THE BOOK OF THE UNKNOWN

Tales of the Thirty-six

by Jonathon Keats

Pub Date: Feb. 1st, 2009
ISBN: 978-0-8129-7897-1
Publisher: Random House

Echoes of Isaac Bashevis Singer, Sholom Aleichem and S.Y. Agnon sound throughout this high-concept collection’s engaging stories.

Keats (The Pathology of Lies, 1999) frames the tales with a “Foreword” in which scholar Jay Katz summarizes the Talmudic concept of the Lamedh-Vov: those 36 righteous individuals upon whose continued existence the survival of humanity depends. He then offers 12 of their stories, gathered from as many villages.
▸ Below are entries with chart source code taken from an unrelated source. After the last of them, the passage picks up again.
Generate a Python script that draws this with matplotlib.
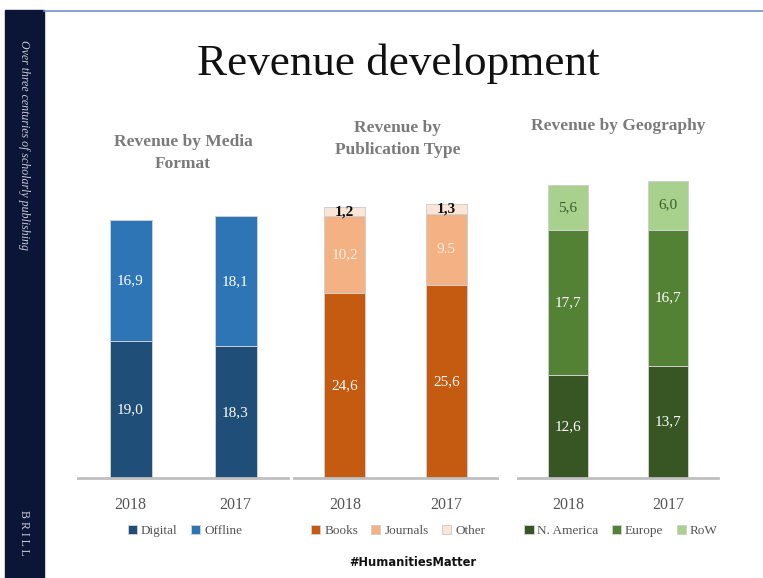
import matplotlib
matplotlib.use("Agg")
import matplotlib.pyplot as plt
from matplotlib.patches import Rectangle
from matplotlib.lines import Line2D

# ---------------- data ----------------
years = ["2018", "2017"]

media_series = ["Digital", "Offline"]
media_values = [[19.0, 18.3], [16.9, 18.1]]
media_labels = [["19,0", "18,3"], ["16,9", "18,1"]]

pub_series = ["Books", "Journals", "Other"]
pub_values = [[24.6, 25.6], [10.2, 9.5], [1.2, 1.3]]
pub_labels = [["24,6", "25,6"], ["10,2", "9.5"], ["1,2", "1,3"]]

geo_series = ["N. America", "Europe", "RoW"]
geo_values = [[12.6, 13.7], [17.7, 16.7], [5.6, 6.0]]
geo_labels = [["12,6", "13,7"], ["17,7", "16,7"], ["5,6", "6,0"]]

# ---------------- style ----------------
W, H = 763, 578
fig = plt.figure(figsize=(W / 100, H / 100), dpi=100)
SERIF = ["Liberation Serif", "DejaVu Serif"]


def fx(x):
    return x / W


def fy(y):
    return 1 - y / H


# sidebar and top line
fig.patches.append(Rectangle((fx(5), 0), fx(44) - fx(5), fy(10), transform=fig.transFigure,
                             color="#0b1535", zorder=0))
fig.lines.append(Line2D([fx(44), fx(763)], [fy(10.5), fy(10.5)], transform=fig.transFigure,
                        color="#6f8fcf", lw=1.2))
fig.text(fx(24), fy(40), "Over three centuries of scholarly publishing", rotation=270,
         ha="center", va="top", color="#c8ccd8", fontsize=8.6, style="italic", family=SERIF)
fig.text(fx(24), fy(510), "B R I L L", rotation=270, ha="center", va="top",
         color="#c8ccd8", fontsize=8.5, family=SERIF)

fig.text(fx(398), fy(64), "Revenue development", ha="center", va="center",
         fontsize=32.5, family=SERIF, color="#111111")
fig.text(fx(413), fy(563), "#HumanitiesMatter", ha="center", va="center",
         fontsize=8.3, fontweight="bold", family=["DejaVu Sans"], color="#111111")

panels = [
    dict(x0=78, x1=288, scale=7.19, title="Revenue by Media\nFormat", ty=153, tx=183,
         series=media_series, values=media_values, labels=media_labels,
         colors=["#1f4e79", "#2e75b6"], tcolors=["white", "white"], tweights=["normal", "normal"],
         lx=185),
    dict(x0=294, x1=497, scale=7.52, title="Revenue by\nPublication Type", ty=139, tx=398,
         series=pub_series, values=pub_values, labels=pub_labels,
         colors=["#c55a11", "#f4b183", "#fbe5d6"], tcolors=["white", "#fdeee3", "#111111"],
         tweights=["normal", "normal", "bold"], lx=398),
    dict(x0=518, x1=718, scale=8.17, title="Revenue by Geography", ty=126, tx=618,
         series=geo_series, values=geo_values, labels=geo_labels,
         colors=["#375623", "#548235", "#a9d18e"], tcolors=["white", "white", "#3b5e29"],
         tweights=["normal", "normal", "normal"], lx=621),
]

BASE = 478
TOP = 170
for p in panels:
    ax = fig.add_axes([fx(p["x0"]), fy(BASE), fx(p["x1"]) - fx(p["x0"]), (BASE - TOP) / H])
    ax.set_xlim(-0.5, 1.5)
    ax.set_ylim(0, (BASE - TOP) / p["scale"])
    xs = [0, 1]
    bottoms = [0.0, 0.0]
    for vals, labs, name, col, tc, tw in zip(p["values"], p["labels"], p["series"],
                                              p["colors"], p["tcolors"], p["tweights"]):
        ax.bar(xs, vals, width=0.4, bottom=bottoms, color=col, edgecolor="#cfcfcf",
               linewidth=0.7, label=name, zorder=2)
        for i in range(2):
            ax.text(xs[i], bottoms[i] + vals[i] / 2, labs[i], ha="center", va="center",
                    color=tc, fontsize=11, fontweight=tw, family=SERIF, zorder=3)
        bottoms = [b + v for b, v in zip(bottoms, vals)]
    for s in ["top", "right", "left"]:
        ax.spines[s].set_visible(False)
    ax.spines["bottom"].set_color("#bfbfbf")
    ax.spines["bottom"].set_linewidth(2)
    ax.set_yticks([])
    ax.set_xticks(xs)
    ax.set_xticklabels(years, family=SERIF, fontsize=11.5, color="#555555")
    ax.tick_params(axis="x", length=0, pad=14)
    ax.patch.set_alpha(0)
    fig.text(fx(p["tx"]), fy(p["ty"]), p["title"], ha="center", va="center", family=SERIF,
             fontsize=12.5, fontweight="bold", color="#7a7a7a", linespacing=1.45)
    fig.legend(*ax.get_legend_handles_labels(), loc="center", ncol=len(p["series"]),
               bbox_to_anchor=(fx(p["lx"]), fy(531)), frameon=False, handlelength=0.7,
               handleheight=0.7, handletextpad=0.3, columnspacing=1.0,
               prop=dict(family=SERIF, size=9.5), labelcolor="#555555")

fig.savefig("out.png", dpi=100)
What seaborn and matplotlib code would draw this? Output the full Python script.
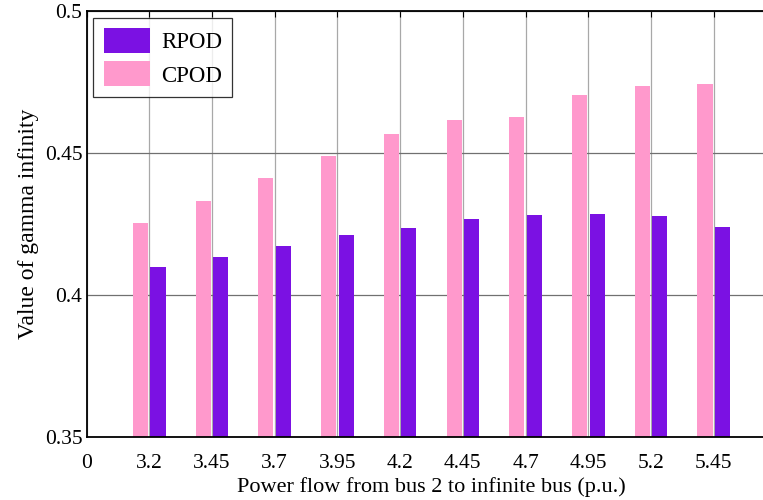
import pandas as pd
import seaborn as sns
import matplotlib.pyplot as plt

# values
power_flow = ['3.2', '3.45', '3.7', '3.95', '4.2', '4.45', '4.7', '4.95', '5.2', '5.45']
rpod = [0.4098, 0.4134, 0.4172, 0.4211, 0.4235, 0.4267, 0.4281, 0.4284, 0.4277, 0.4239]
cpod = [0.4253, 0.4330, 0.4411, 0.4491, 0.4568, 0.4617, 0.4628, 0.4705, 0.4737, 0.4744]

df = pd.DataFrame({
    'flow': power_flow * 2,
    'gamma': cpod + rpod,
    'controller': ['CPOD'] * len(cpod) + ['RPOD'] * len(rpod),
})

sns.set_theme(style='white')
plt.rcParams['font.family'] = ['Liberation Serif', 'DejaVu Serif']
plt.rcParams['text.color'] = 'black'
plt.rcParams['axes.labelcolor'] = 'black'

fig = plt.figure(figsize=(7.63, 5.0), dpi=100)
ax = fig.add_axes([86.5 / 763, 63 / 500, 690 / 763, 426 / 500])

sns.barplot(data=df, x='flow', y='gamma', hue='controller',
            order=['0'] + power_flow, hue_order=['CPOD', 'RPOD'],
            palette={'CPOD': '#FF99CC', 'RPOD': '#7B11E3'},
            width=0.56, gap=0.14, saturation=1, linewidth=0, ax=ax)

ax.set_xlim(0, 11)
ax.set_ylim(0.35, 0.5)
ax.set_yticks([0.35, 0.4, 0.45, 0.5])
ax.set_yticklabels(['0.35', '0.4', '0.45', '0.5'])

ax.set_axisbelow(True)
ax.xaxis.grid(True, color='#a8a8a8', lw=0.9)
ax.yaxis.grid(True, color='#707070', lw=0.9)

for s in ax.spines.values():
    s.set_color('black')
    s.set_linewidth(1.3)

ax.tick_params(direction='in', top=True, right=True, length=4, width=0.8,
               labelsize=15.5, colors='black')
ax.tick_params(axis='x', pad=12)
ax.tick_params(axis='y', pad=3)
ax.set_xlabel('Power flow from bus 2 to infinite bus (p.u.)', fontsize=16, labelpad=3)
ax.set_ylabel('Value of gamma infinity', fontsize=17, labelpad=4)

handles, labels = ax.get_legend_handles_labels()
leg = ax.legend(handles[::-1], labels[::-1], loc='upper left',
                bbox_to_anchor=(0.0, 1.0), borderaxespad=0.3, fontsize=16.5,
                handlelength=2.0, handleheight=1.3, handletextpad=0.5,
                borderpad=0.45, labelspacing=0.35, frameon=True, fancybox=False)
leg.get_frame().set_edgecolor('black')
leg.get_frame().set_linewidth(0.9)

fig.savefig('out.png', dpi=100)
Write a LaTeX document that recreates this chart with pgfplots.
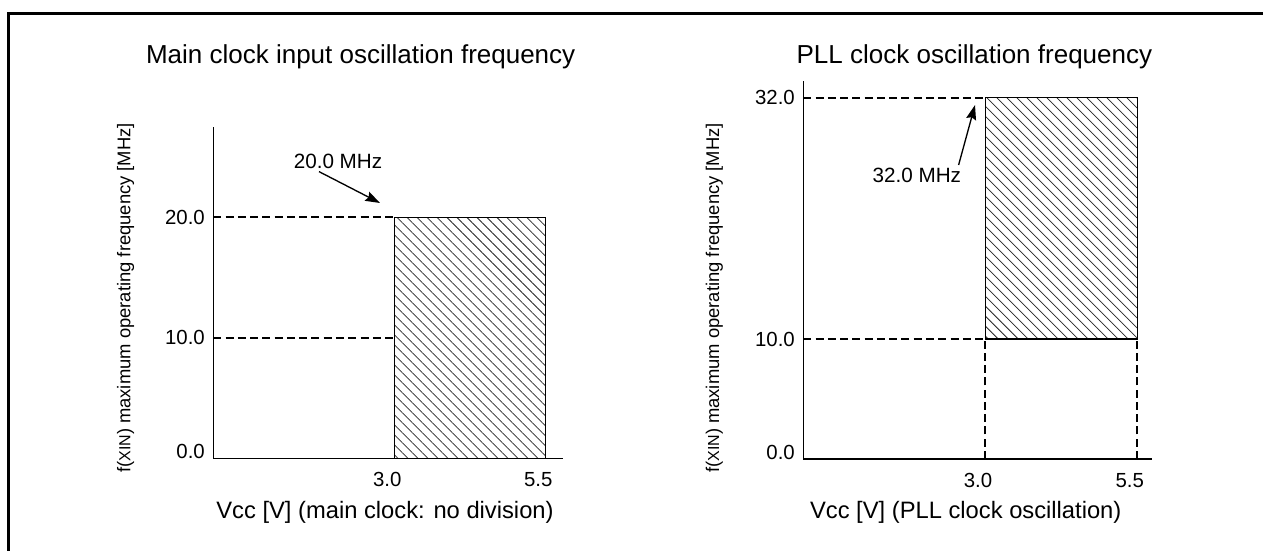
\documentclass[border=0pt]{standalone}
\usepackage{pgfplots}
\pgfplotsset{compat=1.18}
\usepackage{fontspec}
\setmainfont{Liberation Sans}
\usetikzlibrary{patterns.meta,arrows.meta}
\begin{document}
\begin{tikzpicture}
\useasboundingbox (0,0) rectangle (947.25pt,-412.5pt);
% frame
\draw[line width=2.25pt] (6.375pt,-420pt) -- (6.375pt,-9.75pt) -- (950pt,-9.75pt);
\pgfplotsset{
  myaxis/.style={
    scale only axis, clip=false,
    axis lines=left, axis line style={-, line width=0.9pt},
    xmin=0,
    tick style={draw=none}, major tick length=0pt,
    xtick={3,5.5}, xticklabels={3.0,5.5},
    ticklabel style={font=\fontsize{15.3pt}{18pt}\selectfont, inner sep=0pt},
    xticklabel style={anchor=north, yshift=-10.5pt, xshift=-5.6pt},
    yticklabel style={anchor=east, xshift=-6.2pt},
  },
  dashedline/.style={black, line width=1.6pt, dash pattern=on 6pt off 3.2pt},
  hatch/.style={draw=black, line width=0.9pt, pattern={Lines[angle=-45,distance=5.3pt,line width=0.55pt]}, pattern color=black!85},
}
% Left axis
\begin{axis}[myaxis, at={(159.98pt,-343.73pt)}, anchor=south west,
  width=262.05pt, height=248.7pt,
  xmax=5.78, ymin=0, ymax=27.5,
  ytick={0,10,20}, yticklabels={\raisebox{10pt}{0.0},10.0,20.0}]
\addplot[dashedline] coordinates {(0,20) (3,20)};
\addplot[dashedline] coordinates {(0,10) (3,10)};
\addplot[hatch] coordinates {(3,0) (3,20) (5.5,20) (5.5,0)} -- cycle;
\end{axis}
% Right axis (non-linear upper section)
\begin{axis}[myaxis, at={(602.48pt,-344.25pt)}, anchor=south west,
  width=261.3pt, height=283.5pt,
  xmax=5.74, ymin=0, ymax=33.52,
  y coord trafo/.code={\pgfmathparse{(#1<=10) ? #1 : 10+(#1-10)*0.914}},
  ytick={0,10,32}, yticklabels={\raisebox{10pt}{0.0},10.0,32.0}]
\addplot[dashedline] coordinates {(0,32) (3,32)};
\addplot[dashedline] coordinates {(0,10) (3,10)};
\addplot[dashedline] coordinates {(3,0) (3,10)};
\addplot[dashedline] coordinates {(5.5,0) (5.5,10)};
\addplot[hatch] coordinates {(3,10) (3,32) (5.5,32) (5.5,10)} -- cycle;
\end{axis}
% titles
\node[anchor=base, font=\fontsize{19.5pt}{22pt}\selectfont] at (270.5pt,-47.25pt) {Main clock input oscillation frequency};
\node[anchor=base, font=\fontsize{19.5pt}{22pt}\selectfont] at (730.8pt,-47.25pt) {PLL clock oscillation frequency};
% x labels
\node[anchor=base, font=\fontsize{17.8pt}{20pt}\selectfont] at (288.75pt,-388.5pt) {Vcc [V] (main clock: no division)};
\node[anchor=base, font=\fontsize{17.8pt}{20pt}\selectfont] at (724.3pt,-388.5pt) {Vcc [V] (PLL clock oscillation)};
% y labels
\node[anchor=base, rotate=90, font=\fontsize{13.8pt}{16pt}\selectfont] at (97.7pt,-223.5pt) {f({\fontsize{12pt}{14pt}\selectfont XIN}) maximum operating frequency [MHz]};
\node[anchor=base, rotate=90, font=\fontsize{13.8pt}{16pt}\selectfont] at (539.25pt,-223.5pt) {f({\fontsize{12pt}{14pt}\selectfont XIN}) maximum operating frequency [MHz]};
% annotations
\node[anchor=base, font=\fontsize{15.5pt}{18pt}\selectfont] at (253.5pt,-126pt) {20.0 MHz};
\draw[line width=1pt, -{Stealth[length=11pt,width=7.5pt,inset=1.5pt]}] (239.25pt,-128.7pt) -- (285pt,-152.25pt);
\node[anchor=base, font=\fontsize{15.5pt}{18pt}\selectfont] at (687.6pt,-136.5pt) {32.0 MHz};
\draw[line width=1pt, -{Stealth[length=11pt,width=7.5pt,inset=1.5pt]}] (718.95pt,-123.75pt) -- (731.25pt,-78.75pt);
\end{tikzpicture}
\end{document}
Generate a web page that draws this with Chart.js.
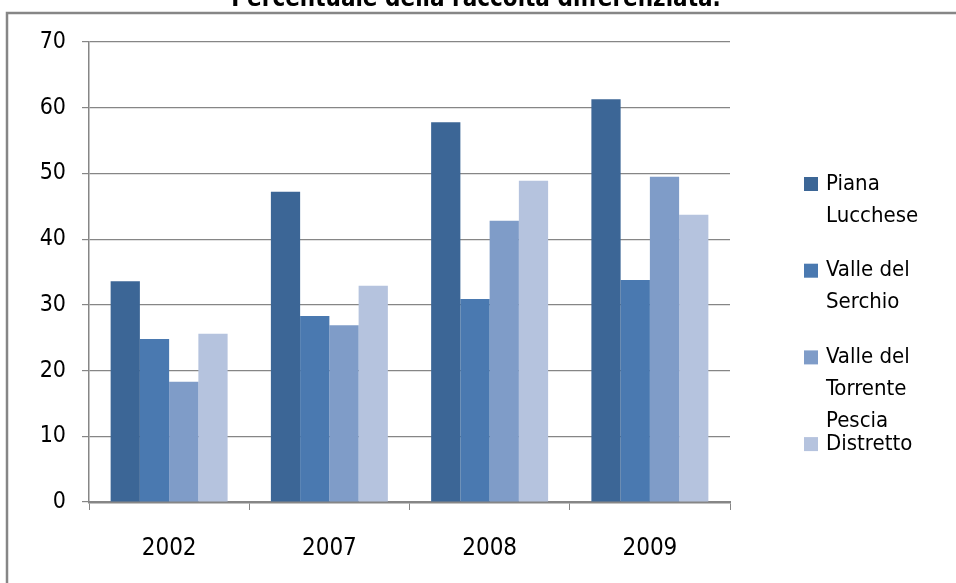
<!DOCTYPE html>
<html>
<head>
<meta charset="utf-8">
<script src="https://cdn.jsdelivr.net/npm/chart.js@4/dist/chart.umd.min.js"></script>
<style>
  html, body { margin: 0; padding: 0; background: #fff; }
  #wrap { width: 956px; height: 583px; position: relative; }
</style>
</head>
<body>
<div id="wrap"><canvas id="raccoltaChart" width="956" height="583"></canvas></div>
<script>
'use strict';

var chartTitle = 'Percentuale della raccolta differenziata.';
var years = ['2002', '2007', '2008', '2009'];
var seriesNames = ['Piana Lucchese', 'Valle del Serchio', 'Valle del Torrente Pescia', 'Distretto'];
var legendLines = [['Piana', 'Lucchese'], ['Valle del', 'Serchio'], ['Valle del', 'Torrente', 'Pescia'], ['Distretto']];
var pianaLucchese = [33.6, 47.2, 57.8, 61.3];
var valleSerchio = [24.8, 28.3, 30.9, 33.8];
var valleTorrentePescia = [18.3, 26.9, 42.8, 49.5];
var distretto = [25.6, 32.9, 48.9, 43.7];
var yTicks = [0, 10, 20, 30, 40, 50, 60, 70];

var seriesColors = ['#3c6696', '#4a79b0', '#7f9cc8', '#b5c3de'];
var axisGrey = '#868686';
var condensed = '"DejaVu Sans Condensed", "Liberation Sans Narrow", "DejaVu Sans", sans-serif';

// frame, cut-off title and the wrapped legend on the right
var decorations = {
    id: 'decorations',
    beforeDraw: function (chart) {
        var ctx = chart.ctx;
        ctx.save();
        ctx.fillStyle = '#fff';
        ctx.fillRect(0, 0, chart.width, chart.height);
        ctx.strokeStyle = axisGrey;
        ctx.lineWidth = 2.5;
        ctx.beginPath();
        ctx.moveTo(7, chart.height + 2);
        ctx.lineTo(7, 13);
        ctx.lineTo(chart.width + 2, 13);
        ctx.stroke();
        ctx.restore();
    },
    afterDraw: function (chart) {
        var ctx = chart.ctx;
        ctx.save();
        ctx.fillStyle = '#000';
        ctx.font = 'bold 24px ' + condensed;
        ctx.textAlign = 'center';
        ctx.textBaseline = 'alphabetic';
        ctx.fillText(chartTitle, 476, 6, 572);

        ctx.font = '22px ' + condensed;
        ctx.textAlign = 'left';
        ctx.textBaseline = 'middle';
        chart.data.datasets.forEach(function (ds, i) {
            var y0 = 184 + 86.7 * i;
            ctx.fillStyle = ds.backgroundColor;
            ctx.fillRect(804, y0 - 7, 14, 14);
            ctx.fillStyle = '#000';
            legendLines[i].forEach(function (line, k) {
                ctx.fillText(line, 826, y0 + 32 * k);
            });
        });
        ctx.restore();
    }
};

var datasets = [pianaLucchese, valleSerchio, valleTorrentePescia, distretto].map(function (values, i) {
    return {
        label: seriesNames[i],
        data: values,
        backgroundColor: seriesColors[i],
        borderWidth: 0,
        categoryPercentage: 0.73,
        barPercentage: 1.0
    };
});

var raccoltaChart = new Chart(document.getElementById('raccoltaChart'), {
    type: 'bar',
    data: { labels: years, datasets: datasets },
    options: {
        responsive: false,
        animation: false,
        layout: { padding: { top: 42, right: 226, left: 0, bottom: 0 } },
        plugins: {
            legend: { display: false },
            title: { display: false },
            tooltip: { enabled: false }
        },
        scales: {
            x: {
                grid: { drawOnChartArea: false, drawTicks: true, tickLength: 8, color: axisGrey, lineWidth: 1 },
                border: { display: true, color: axisGrey, width: 2.5 },
                ticks: { color: '#000', font: { family: condensed, size: 24 }, padding: 24 },
                afterFit: function (scale) { scale.height = 81; }
            },
            y: {
                min: 0,
                max: 70,
                afterBuildTicks: function (scale) {
                    scale.ticks = yTicks.map(function (v) { return { value: v }; });
                },
                grid: { color: axisGrey, lineWidth: 1.2, tickLength: 7 },
                border: { display: true, color: axisGrey, width: 1.5 },
                ticks: { color: '#000', font: { family: condensed, size: 23 }, padding: 16 },
                afterFit: function (scale) { scale.width = 89; }
            }
        }
    },
    plugins: [decorations]
});
</script>
</body>
</html>
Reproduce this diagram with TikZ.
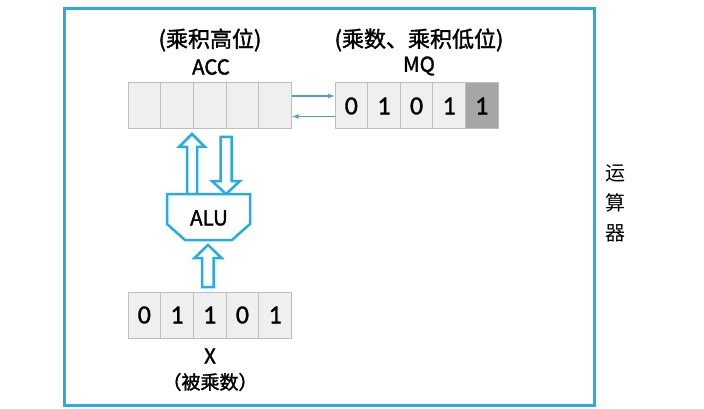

Later an “Afterword” announces Katz’s mysterious disappearance, but hints that the remaining 24 stories may be likewise “discovered.” The righteous encountered in these stories are humble souls burdened with responsibilities that prove to have broad universal applications. Examples include a naïve fisherman (“Alef the Idiot,” who rather too closely recalls Singer’s “Gimpel the Fool”), gifted with an ability to love that transforms even his superior, shrewish wife into a wiser being; a failed circus performer (“Heyh the Clown”) whose ingenuous talent to amuse warms the heart and awakens the love of a melancholy monarch; and a simple bricklayer (“Yod-Alef the Murderer”), chosen by lot to introduce death into a village “once forgotten by the grim reaper.” Though each story is given a convincing folkloric texture, several do not persuasively develop their invariably intriguing premises. There are two brilliant exceptions. “Zayin the Profane” recounts the spiritual odyssey of an apothecary’s daughter who adopts her father’s employment of hopeful placebos, accepts responsibility for the “arrogance” she has thus shared and, in an entirely unexpected way, becomes a renowned healer. “Yod the Inhuman” concerns a widowed scholar who fashions from clay a beautiful and submissive golem. His creation endures severe hardships, achieves prosperity and high position and assumes a more-than-human compassionate humanity.

Unusual and charming stories that successfully revive a nearly forgotten form of storytelling. One hopes we will hear more of these Lamedh-Vov and their all-too-human struggles and triumphs.